## Exercise
Extract the whole listing as it stands. Do not include the pictures.

## Provided data
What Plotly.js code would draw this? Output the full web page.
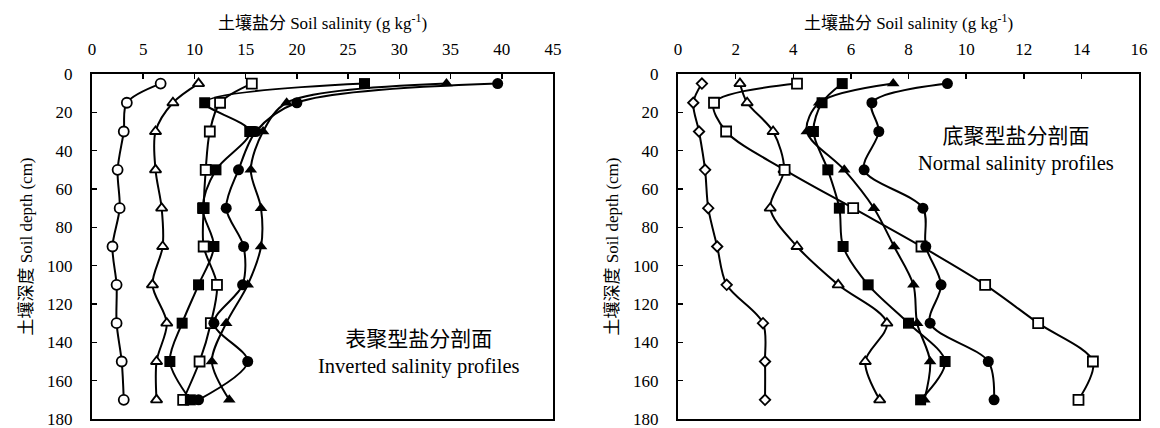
<!DOCTYPE html>
<html>
<head>
<meta charset="utf-8">
<script src="https://cdn.plot.ly/plotly-3.0.1.min.js"></script>
<style>html,body{margin:0;padding:0;background:#fff;}#chart{width:1160px;height:428px;}</style>
</head>
<body>
<div id="chart"></div>
<script>
// Soil depth (cm)
const depth = [5, 15, 30, 50, 70, 90, 110, 130, 150, 170];

// Left panel: inverted salinity profiles (g/kg)
const L_openCircle     = [6.7, 3.4, 3.1, 2.5, 2.7, 2.0, 2.4, 2.4, 2.9, 3.1];
const L_openTriangle   = [10.4, 7.9, 6.2, 6.2, 6.8, 6.9, 5.9, 7.3, 6.3, 6.3];
const L_openSquare     = [15.6, 12.5, 11.5, 11.1, 10.9, 10.9, 12.2, 11.6, 10.5, 8.9];
const L_filledSquare   = [26.6, 11.0, 15.4, 12.1, 10.8, 11.9, 10.4, 8.8, 7.6, 9.6];
const L_filledTriangle = [34.6, 19.0, 16.7, 15.5, 16.5, 16.5, 15.2, 13.1, 11.7, 13.4];
const L_filledCircle   = [39.6, 20.0, 16.0, 14.3, 13.1, 14.8, 14.7, 11.9, 15.2, 10.4];

// Right panel: normal salinity profiles (g/kg)
const R_openDiamond    = [0.83, 0.53, 0.73, 0.94, 1.05, 1.36, 1.69, 2.95, 3.02, 3.02];
const R_openTriangle   = [2.15, 2.4, 3.3, 3.68, 3.2, 4.13, 5.56, 7.25, 6.5, 7.0];
const R_openSquare     = [4.13, 1.25, 1.67, 3.7, 6.08, 8.45, 10.66, 12.5, 14.4, 13.9];
const R_filledSquare   = [5.7, 5.0, 4.7, 5.2, 5.6, 5.73, 6.6, 8.0, 9.27, 8.42];
const R_filledTriangle = [7.47, 4.9, 4.47, 5.77, 6.8, 7.5, 8.17, 8.3, 8.75, 8.55];
const R_filledCircle   = [9.35, 6.73, 6.97, 6.46, 8.5, 8.6, 9.13, 8.75, 10.77, 10.97];

// Axis ticks
const leftXTicks  = [0, 5, 10, 15, 20, 25, 30, 35, 40, 45];
const rightXTicks = [0, 2, 4, 6, 8, 10, 12, 14, 16];
const depthTicks  = [0, 20, 40, 60, 80, 100, 120, 140, 160, 180];

const xTitle = '土壤盐分 Soil salinity (g kg<sup>-1</sup>)';
const yTitle = '土壤深度 Soil depth (cm)';
const leftLabel  = '<span style="font-size:21px">表聚型盐分剖面</span><br>Inverted salinity profiles';
const rightLabel = '<span style="font-size:21px">底聚型盐分剖面</span><br>Normal salinity profiles';

const FONT = '"Liberation Serif", "Times New Roman", "Noto Sans CJK SC", serif';

function tr(x, xa, ya, sym, size) {
  const open = sym.indexOf('open') >= 0;
  return {
    x: x, y: depth, xaxis: xa, yaxis: ya, type: 'scatter', mode: 'lines+markers',
    line: {color: '#000', width: 2, shape: 'spline', smoothing: 0.9},
    marker: {symbol: sym.replace('-open', ''), size: size, color: open ? '#fff' : '#000',
             line: {color: '#000', width: open ? 1.8 : 0}},
    showlegend: false, hoverinfo: 'x+y'
  };
}

const data = [
  tr(L_openCircle, 'x', 'y', 'circle-open', 10),
  tr(L_openTriangle, 'x', 'y', 'triangle-up-open', 10),
  tr(L_openSquare, 'x', 'y', 'square-open', 10),
  tr(L_filledSquare, 'x', 'y', 'square', 11),
  tr(L_filledTriangle, 'x', 'y', 'triangle-up', 11),
  tr(L_filledCircle, 'x', 'y', 'circle', 11),
  tr(R_openDiamond, 'x2', 'y2', 'diamond-open', 8),
  tr(R_openTriangle, 'x2', 'y2', 'triangle-up-open', 10),
  tr(R_openSquare, 'x2', 'y2', 'square-open', 10),
  tr(R_filledSquare, 'x2', 'y2', 'square', 11),
  tr(R_filledTriangle, 'x2', 'y2', 'triangle-up', 11),
  tr(R_filledCircle, 'x2', 'y2', 'circle', 11)
];

const W = 1160, H = 428;
function xAxis(dom, ticks, anchor) {
  return {
    domain: dom, range: [ticks[0], ticks[ticks.length - 1]], side: 'top', anchor: anchor,
    tickvals: ticks, ticktext: ticks.map(String), ticks: 'inside', ticklen: 5, tickwidth: 1.5,
    tickcolor: '#000', showline: true, linecolor: '#000', linewidth: 2, mirror: true,
    showgrid: false, zeroline: false, tickfont: {family: FONT, size: 17, color: '#000'},
    ticklabelstandoff: 10, ticklabeloverflow: 'allow',
    title: {text: xTitle, font: {family: FONT, size: 17, color: '#000'}, standoff: 6}
  };
}
function yAxis(dom, anchor) {
  return {
    domain: dom, range: [180, 0], anchor: anchor,
    tickvals: depthTicks, ticktext: depthTicks.map(String), ticks: 'inside', ticklen: 5, tickwidth: 1.5,
    tickcolor: '#000', showline: true, linecolor: '#000', linewidth: 2, mirror: true,
    showgrid: false, zeroline: false, tickfont: {family: FONT, size: 17, color: '#000'},
    ticklabelstandoff: 14, ticklabeloverflow: 'allow',
    title: {text: yTitle, font: {family: FONT, size: 17, color: '#000'}, standoff: 10}
  };
}

const yDom = [1 - 419 / H, 1 - 74 / H];
const layout = {
  width: W, height: H, margin: {l: 0, r: 0, t: 0, b: 0},
  paper_bgcolor: '#fff', plot_bgcolor: '#fff',
  font: {family: FONT, color: '#000'},
  xaxis: xAxis([92 / W, 553 / W], leftXTicks, 'y'),
  yaxis: yAxis(yDom, 'x'),
  xaxis2: xAxis([678 / W, 1139 / W], rightXTicks, 'y2'),
  yaxis2: yAxis(yDom, 'x2'),
  annotations: [
    {xref: 'x', yref: 'y', x: 31.9, y: 145.5, text: leftLabel, showarrow: false,
     font: {family: FONT, size: 20.5, color: '#000'}, align: 'center'},
    {xref: 'x2', yref: 'y2', x: 11.74, y: 39.2, text: rightLabel, showarrow: false,
     font: {family: FONT, size: 20.5, color: '#000'}, align: 'center'}
  ]
};

Plotly.newPlot('chart', data, layout, {displayModeBar: false, staticPlot: true});
</script>
</body>
</html>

## Output for this task
What Plotly.js code would draw this? Output the full web page.
<!DOCTYPE html>
<html>
<head>
<meta charset="utf-8">
<script src="https://cdn.plot.ly/plotly-3.0.1.min.js"></script>
<style>html,body{margin:0;padding:0;background:#fff;}#chart{width:1160px;height:428px;}</style>
</head>
<body>
<div id="chart"></div>
<script>
// Soil depth (cm)
const depth = [5, 15, 30, 50, 70, 90, 110, 130, 150, 170];

// Left panel: inverted salinity profiles (g/kg)
const L_openCircle     = [6.7, 3.4, 3.1, 2.5, 2.7, 2.0, 2.4, 2.4, 2.9, 3.1];
const L_openTriangle   = [10.4, 7.9, 6.2, 6.2, 6.8, 6.9, 5.9, 7.3, 6.3, 6.3];
const L_openSquare     = [15.6, 12.5, 11.5, 11.1, 10.9, 10.9, 12.2, 11.6, 10.5, 8.9];
const L_filledSquare   = [26.6, 11.0, 15.4, 12.1, 10.8, 11.9, 10.4, 8.8, 7.6, 9.6];
const L_filledTriangle = [34.6, 19.0, 16.7, 15.5, 16.5, 16.5, 15.2, 13.1, 11.7, 13.4];
const L_filledCircle   = [39.6, 20.0, 16.0, 14.3, 13.1, 14.8, 14.7, 11.9, 15.2, 10.4];

// Right panel: normal salinity profiles (g/kg)
const R_openDiamond    = [0.83, 0.53, 0.73, 0.94, 1.05, 1.36, 1.69, 2.95, 3.02, 3.02];
const R_openTriangle   = [2.15, 2.4, 3.3, 3.68, 3.2, 4.13, 5.56, 7.25, 6.5, 7.0];
const R_openSquare     = [4.13, 1.25, 1.67, 3.7, 6.08, 8.45, 10.66, 12.5, 14.4, 13.9];
const R_filledSquare   = [5.7, 5.0, 4.7, 5.2, 5.6, 5.73, 6.6, 8.0, 9.27, 8.42];
const R_filledTriangle = [7.47, 4.9, 4.47, 5.77, 6.8, 7.5, 8.17, 8.3, 8.75, 8.55];
const R_filledCircle   = [9.35, 6.73, 6.97, 6.46, 8.5, 8.6, 9.13, 8.75, 10.77, 10.97];

// Axis ticks
const leftXTicks  = [0, 5, 10, 15, 20, 25, 30, 35, 40, 45];
const rightXTicks = [0, 2, 4, 6, 8, 10, 12, 14, 16];
const depthTicks  = [0, 20, 40, 60, 80, 100, 120, 140, 160, 180];

const xTitle = '土壤盐分 Soil salinity (g kg<sup>-1</sup>)';
const yTitle = '土壤深度 Soil depth (cm)';
const leftLabel  = '<span style="font-size:21px">表聚型盐分剖面</span><br>Inverted salinity profiles';
const rightLabel = '<span style="font-size:21px">底聚型盐分剖面</span><br>Normal salinity profiles';

const FONT = '"Liberation Serif", "Times New Roman", "Noto Sans CJK SC", serif';

function tr(x, xa, ya, sym, size) {
  const open = sym.indexOf('open') >= 0;
  return {
    x: x, y: depth, xaxis: xa, yaxis: ya, type: 'scatter', mode: 'lines+markers',
    line: {color: '#000', width: 2, shape: 'spline', smoothing: 0.9},
    marker: {symbol: sym.replace('-open', ''), size: size, color: open ? '#fff' : '#000',
             line: {color: '#000', width: open ? 1.8 : 0}},
    showlegend: false, hoverinfo: 'x+y'
  };
}

const data = [
  tr(L_openCircle, 'x', 'y', 'circle-open', 10),
  tr(L_openTriangle, 'x', 'y', 'triangle-up-open', 10),
  tr(L_openSquare, 'x', 'y', 'square-open', 10),
  tr(L_filledSquare, 'x', 'y', 'square', 11),
  tr(L_filledTriangle, 'x', 'y', 'triangle-up', 11),
  tr(L_filledCircle, 'x', 'y', 'circle', 11),
  tr(R_openDiamond, 'x2', 'y2', 'diamond-open', 8),
  tr(R_openTriangle, 'x2', 'y2', 'triangle-up-open', 10),
  tr(R_openSquare, 'x2', 'y2', 'square-open', 10),
  tr(R_filledSquare, 'x2', 'y2', 'square', 11),
  tr(R_filledTriangle, 'x2', 'y2', 'triangle-up', 11),
  tr(R_filledCircle, 'x2', 'y2', 'circle', 11)
];

const W = 1160, H = 428;
function xAxis(dom, ticks, anchor) {
  return {
    domain: dom, range: [ticks[0], ticks[ticks.length - 1]], side: 'top', anchor: anchor,
    tickvals: ticks, ticktext: ticks.map(String), ticks: 'inside', ticklen: 5, tickwidth: 1.5,
    tickcolor: '#000', showline: true, linecolor: '#000', linewidth: 2, mirror: true,
    showgrid: false, zeroline: false, tickfont: {family: FONT, size: 17, color: '#000'},
    ticklabelstandoff: 10, ticklabeloverflow: 'allow',
    title: {text: xTitle, font: {family: FONT, size: 17, color: '#000'}, standoff: 6}
  };
}
function yAxis(dom, anchor) {
  return {
    domain: dom, range: [180, 0], anchor: anchor,
    tickvals: depthTicks, ticktext: depthTicks.map(String), ticks: 'inside', ticklen: 5, tickwidth: 1.5,
    tickcolor: '#000', showline: true, linecolor: '#000', linewidth: 2, mirror: true,
    showgrid: false, zeroline: false, tickfont: {family: FONT, size: 17, color: '#000'},
    ticklabelstandoff: 14, ticklabeloverflow: 'allow',
    title: {text: yTitle, font: {family: FONT, size: 17, color: '#000'}, standoff: 10}
  };
}

const yDom = [1 - 419 / H, 1 - 74 / H];
const layout = {
  width: W, height: H, margin: {l: 0, r: 0, t: 0, b: 0},
  paper_bgcolor: '#fff', plot_bgcolor: '#fff',
  font: {family: FONT, color: '#000'},
  xaxis: xAxis([92 / W, 553 / W], leftXTicks, 'y'),
  yaxis: yAxis(yDom, 'x'),
  xaxis2: xAxis([678 / W, 1139 / W], rightXTicks, 'y2'),
  yaxis2: yAxis(yDom, 'x2'),
  annotations: [
    {xref: 'x', yref: 'y', x: 31.9, y: 145.5, text: leftLabel, showarrow: false,
     font: {family: FONT, size: 20.5, color: '#000'}, align: 'center'},
    {xref: 'x2', yref: 'y2', x: 11.74, y: 39.2, text: rightLabel, showarrow: false,
     font: {family: FONT, size: 20.5, color: '#000'}, align: 'center'}
  ]
};

Plotly.newPlot('chart', data, layout, {displayModeBar: false, staticPlot: true});
</script>
</body>
</html>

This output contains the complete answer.